The Government's cynical stunt of setting a TV personality to work on the problem will be in the spotlight this week with the appearance of Mary Portas before the Communities and Local Government Select Committee.

Her progress report is unlikely to be encouraging. The Local Government minister Eric Pickles has added to this confection of hot air and bad policy by setting up a new quango, the Future High Street Forum, and announcing that a team of experts will be sent to the 326 towns which have received small amounts of government money under the Portas scheme to show them how to spend it. A high street tsar cannot be far away.

All this silliness and inaction matters more than one might think. Healthy town centres are more than economic indicators; they are socially important. Shopping is part of life. Those who argue that most people would be happy with a once-weekly visit to an out-of-town hypermarket misunderstand the significance of shops and the various community centres in the way we relate to one another as citizens.

Buying exclusively online or through a supermarket reduces us. We become less human, more an economic unit.

What is particularly enraging about the Government's position is that the greatest problem faced by high-street retailers has been created by Whitehall. Business rates are absurdly high, having been established in 2008 at the peak of the property boom. The next re-evaluation was due in 2015 but, no doubt thanks to a nudge from the Treasury, the Government has delayed the date until 2017.

Meanwhile, rates are rising rapidly. Because they are based on the retail price index, they went up by 4.6 per cent in 2011 and a further 5.6 per cent in 2012. In other words, competition between shops and online retailers is becoming more unfair by the day. The perfectly sensible idea of rewarding businesses who use premises which have been empty for a year, employed by the Welsh government, has apparently been rejected.

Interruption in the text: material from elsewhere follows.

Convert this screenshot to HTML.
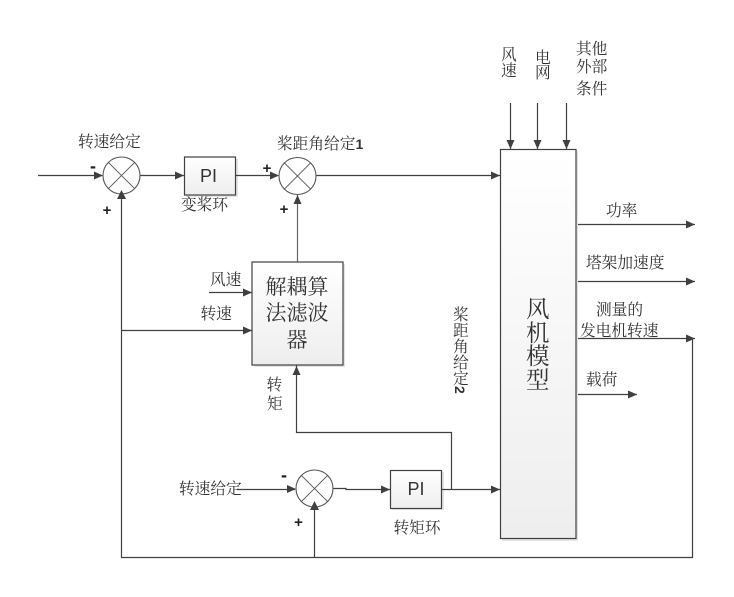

Yet the more the internet and big business dominate our lives, the more urgent the need for community. High streets may have to change, shifting the emphasis towards services which cannot be provided elsewhere –cafes, libraries, social enterprises – but there is clear evidence that, socially if not economically, they are still needed.

The old Conservative approach, which judges a high street business exclusively on how much money it generates, will have to give way to something more civic and cohesive, and there are signs that the change is happening already. Quietly and unobtrusively, the places where people meet and work together for the community rather than for profit are re-establishing themselves in the centres of towns. The kind of social enterprises which have much been mocked in the past, when they were in the limp, nannyist grip of Labour councils, are being set up by local people and, just occasionally, supported by their local councils.

In this context, Birmingham's spectacular new library, opened today, is not the last exhausted gasp of civic Britain but a look to the future.

With fewer silly initiatives, a fairer system of business rates, and support for projects which involve, motivate, train and entertain local people, our revived high streets could bring life, hope and colour back to the centres of our towns.

What was Fred the Shred thinking of?

He was the boss who insisted on being in charge of Christmas cards. He obsessed over colours in advertisements and computer systems. He ordered all flat-top storage cabinets to be replaced with those with a rounded top to avoid staff leaving anything on top of them. He insisted that the fleet of chauffeur-driven Mercedes S-class cars should be exactly the same blue as his company's corporate image and that the leather interiors matched the carpets in the management offices.

Who was this jackass? None other than Sir Fred Goodwin, pal of Gordon Brown, once knight of the realm and one of the most powerful bankers in the world, the man who devastated the Royal Bank of Scotland and significantly contributed to the global banking crisis, affecting the lives of millions.

To judge by the alarming, depressing portrait of Goodwin provided by Iain Martin's forthcoming biography, power and money not only corrupt a person's morals but also his brain. The more he is paid, the sillier he gets.